So why should he lose the ability to advertise that his grapes come from the Willamette Valley just because the grapes cross state lines? Because Oregon has stricter rules than the federal standard — stricter, too, than California. Oregon requires that a wine be at least 95 percent from its listed American Viticultural Area (federal law requires just 85 percent), and at least 90 percent its listed grape variety (federal law requires just 75 percent).

Oregon’s wine industry wants to ensure that all Oregon wine labeled with a prestigious AVA like the Willamette Valley is held to these high standards, and it can’t ensure that if the wine is produced in California. Oregon’s laws may be the strictest in the nation, but some feel they’re still not strict enough: At the moment, the Oregon wine industry is considering increasing the percentage requirements for both viticultural area and variety to 100 percent.

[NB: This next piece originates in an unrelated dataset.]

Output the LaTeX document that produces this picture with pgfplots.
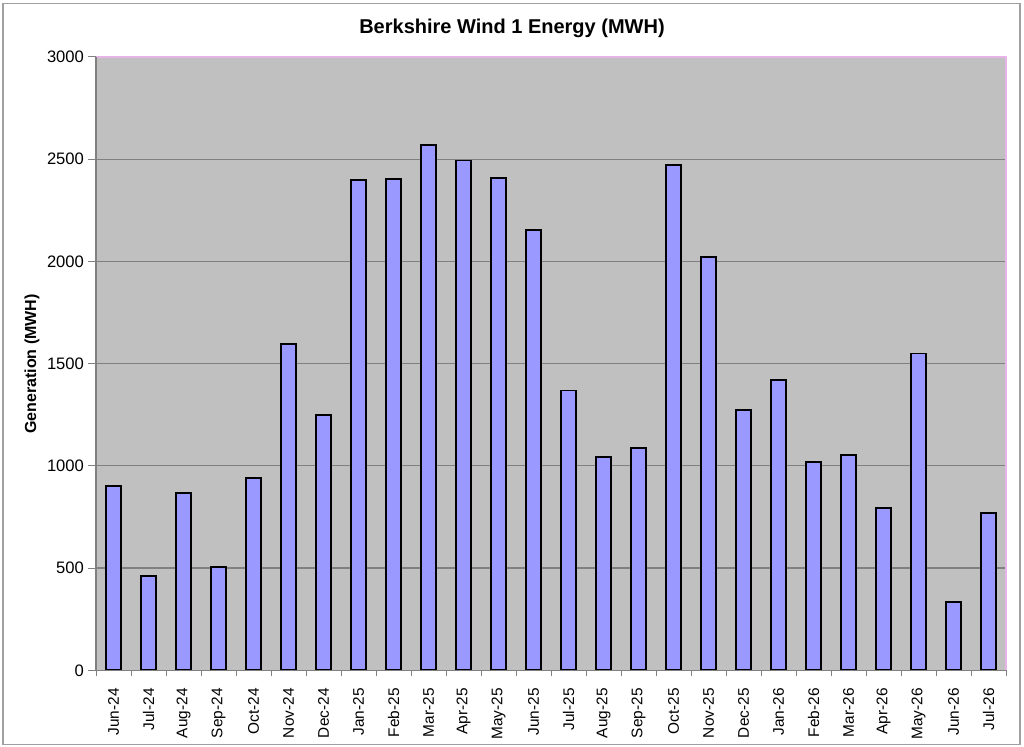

This presents one crucial question that, as this saga has played out over recent months, no one has asked yet. If Wagner isn’t actually mischaracterizing where his grapes came from — if instead, his offense is only that he made his wine in California rather than in Oregon — how is the consumer being harmed? Sure, it would benefit the local industry to make more wine in Oregon rather than outsourcing it to the south, but there’s no evidence that the transport of the grapes across state lines diminishes their quality.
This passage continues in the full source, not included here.